Feeling the Loss of Autonomy

I try to find the balance between keeping it real on this blog, while not complaining too much. But I’ve been feeling the blues on and off for the last two months. Things will start to look up and then something will happen to bring them back down again.

Friends and family often ask me, “What do you miss most?” And I think they expect the answer to be something like a person, or my cat, or some type of food. But the thing I miss most is getting to feel like an adult.

I don’t control what I eat or when I eat. I don’t control the temperature in my bedroom (currently, there’s no heat). I can’t decorate my bedroom in any real way. My means of transportation is limited. My monthly budget is tiny. I live in someone else’s house, meaning I have to do things based on someone else’s preferences.

I’m running out of ideas for this blog. I’ve got several half-finished crochet projects lying around. I’m losing focus in some ways. My bedtime has been getting earlier and earlier because after I accomplish what I want to for the day, I don’t see the point in finding more to do.

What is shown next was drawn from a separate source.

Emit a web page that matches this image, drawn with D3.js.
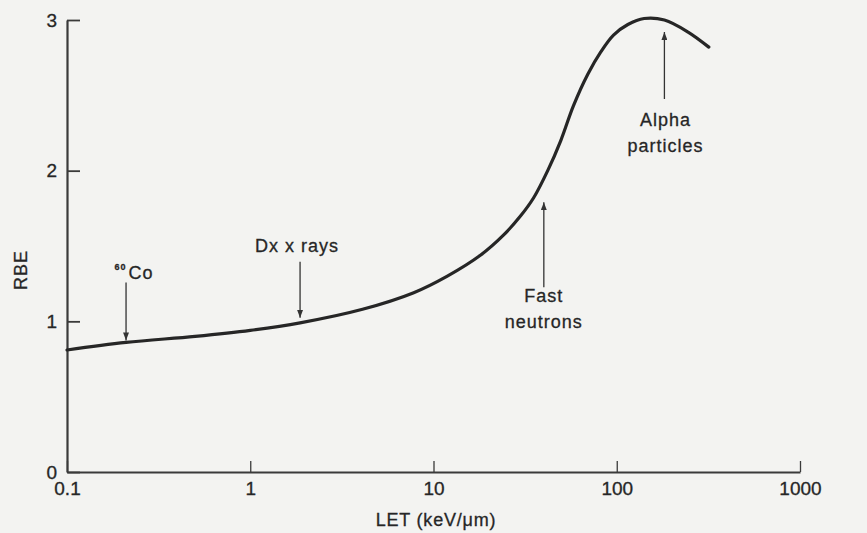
<!DOCTYPE html>
<html>
<head>
<meta charset="utf-8">
<script src="https://cdn.jsdelivr.net/npm/d3@7"></script>
<style>
body { margin: 0; background: #f3f3f1; }
text { font-family: "Liberation Sans", Arial, sans-serif; fill: #262626; stroke: #262626; stroke-width: 0.3px; }
</style>
</head>
<body>
<svg id="chart" width="867" height="533"></svg>
<script>
// LET (keV/um) vs RBE
var letValues = [0.1, 0.21, 0.5, 1, 1.87, 4.1, 7.8, 11.9, 18.1, 24, 29.9, 35.2, 42, 49.5, 58, 69.5, 82, 96, 115, 141, 182, 245, 318];
var rbeValues = [0.81, 0.86, 0.90, 0.94, 0.99, 1.08, 1.19, 1.30, 1.44, 1.57, 1.70, 1.82, 2.00, 2.20, 2.43, 2.64, 2.79, 2.90, 2.97, 3.01, 3.00, 2.92, 2.82];

var xTicks = [0.1, 1, 10, 100, 1000];
var yTicks = [0, 1, 2, 3];

// annotations: where each arrow points on the LET axis
var annotNames = [["Co"], ["Dx x rays"], ["Fast", "neutrons"], ["Alpha", "particles"]];
var annotLet = [0.21, 1.87, 40, 182];

// layout for the annotations (arrow direction, arrow length, gap to curve, text offsets)
var annotLayout = [
	{dir: 'down', len: 58, gap: 2, tx: 8, ty: -3},
	{dir: 'down', len: 56, gap: 5, tx: -3, ty: -10},
	{dir: 'up', len: 85, gap: 24, tx: 0, ty: 15},
	{dir: 'up', len: 67, gap: 12, tx: 1, ty: 27}
];

var svg = d3.select('#chart');
var x = d3.scaleLog().domain([0.1, 1000]).range([67, 800]);
var y = d3.scaleLinear().domain([0, 3]).range([472, 20]);

var data = letValues.map(function(d, i) { return {let: d, rbe: rbeValues[i]}; });

// y axis
var yAxis = svg.append('g').attr('transform', 'translate(' + x(0.1) + ',0)')
	.call(d3.axisLeft(y).tickValues(yTicks).tickSize(-13).tickSizeOuter(0).tickPadding(10).tickFormat(d3.format('d')));
// x axis
var xAxis = svg.append('g').attr('transform', 'translate(0,' + y(0) + ')')
	.call(d3.axisBottom(x).tickValues(xTicks).tickSize(-11).tickSizeOuter(0).tickPadding(10)
		.tickFormat(function(d) { return String(d); }));

[yAxis, xAxis].forEach(function(ax) {
	ax.select('.domain').attr('stroke', '#3a3a3a').attr('stroke-width', 2.2);
	ax.selectAll('.tick line').attr('stroke', '#3a3a3a').attr('stroke-width', 1.8);
	ax.selectAll('.tick text').style('font-size', '19px').attr('fill', '#262626')
		.style('font-family', '"Liberation Sans", Arial, sans-serif');
});
xAxis.selectAll('.tick line').attr('stroke-width', 1.3);

// axis titles
svg.append('text').attr('transform', 'translate(27,270) rotate(-90)')
	.attr('text-anchor', 'middle').style('font-size', '18px').style('letter-spacing', '1px').text('RBE');
svg.append('text').attr('x', 436).attr('y', 526)
	.attr('text-anchor', 'middle').style('font-size', '18px').style('letter-spacing', '0.8px').text('LET (keV/\u03bcm)');

// curve
var line = d3.line()
	.x(function(d) { return x(d.let); })
	.y(function(d) { return y(d.rbe); })
	.curve(d3.curveCatmullRom.alpha(0.5));

svg.append('path').datum(data)
	.attr('d', line)
	.attr('fill', 'none')
	.attr('stroke', '#262626')
	.attr('stroke-width', 3.2)
	.attr('stroke-linecap', 'round');

// arrow head
svg.append('defs').append('marker')
	.attr('id', 'head').attr('viewBox', '0 0 8 6')
	.attr('refX', 8).attr('refY', 3)
	.attr('markerWidth', 8).attr('markerHeight', 6)
	.attr('markerUnits', 'userSpaceOnUse')
	.attr('orient', 'auto')
	.append('path').attr('d', 'M0,0L8,3L0,6z').attr('fill', '#333');

// rbe on the curve at a given LET (linear in log space between read points)
function rbeAt(v) {
	var lv = Math.log10(v);
	for (var i = 1; i < data.length; i++) {
		var a = Math.log10(data[i - 1].let), b = Math.log10(data[i].let);
		if (lv <= b) {
			var t = (lv - a) / (b - a);
			return data[i - 1].rbe + t * (data[i].rbe - data[i - 1].rbe);
		}
	}
	return data[data.length - 1].rbe;
}

annotNames.forEach(function(lines, i) {
	var lay = annotLayout[i];
	var ax = x(annotLet[i]);
	var cy = y(rbeAt(annotLet[i]));
	var tipY, tailY;
	if (lay.dir === 'down') {
		tipY = cy - lay.gap;
		tailY = tipY - lay.len;
	} else {
		tipY = cy + lay.gap;
		tailY = tipY + lay.len;
	}
	svg.append('line')
		.attr('x1', ax).attr('y1', tailY).attr('x2', ax).attr('y2', tipY)
		.attr('stroke', '#333').attr('stroke-width', 1.3)
		.attr('marker-end', 'url(#head)');

	var t = svg.append('text')
		.attr('x', ax + lay.tx).attr('y', tailY + lay.ty)
		.attr('text-anchor', 'middle')
		.style('font-size', '18px').style('letter-spacing', '1px');
	if (i === 0) {
		t.append('tspan').style('font-size', '9px').style('font-weight', 'bold').attr('dy', '-9').text('60');
		t.append('tspan').attr('dx', '2').attr('dy', '9').text(lines[0]);
	} else {
		lines.forEach(function(s, j) {
			t.append('tspan').attr('x', ax + lay.tx).attr('dy', j === 0 ? 0 : 26).text(s);
		});
	}
});
</script>
</body>
</html>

My poor mom has had to bear the brunt of my complaining. My end of our telephone conversations sound like, “UUUUGGGHHH.” (Thanks, Mom.)

I had coffee with another volunteer friend the other week. We were talking about time, and whether it has been passing quickly or slowly while we’re here. We couldn’t figure it out. He said, “The days are misery but then a month goes by.” I agree with that statement.

I suspected my first winter in Kosovo would be one of the hardest stretches of my Peace Corps service. And so far, it has been. I am trying to remind myself of the positive things that are coming.

I am going on vacation for spring break in 32 days. (Don’t you just hate me? All this complaining, and then I tell you I’m going on vacation soon.) I’m hoping this is what I need to pull me through this slump, to officially put an end to this winter chapter of my service.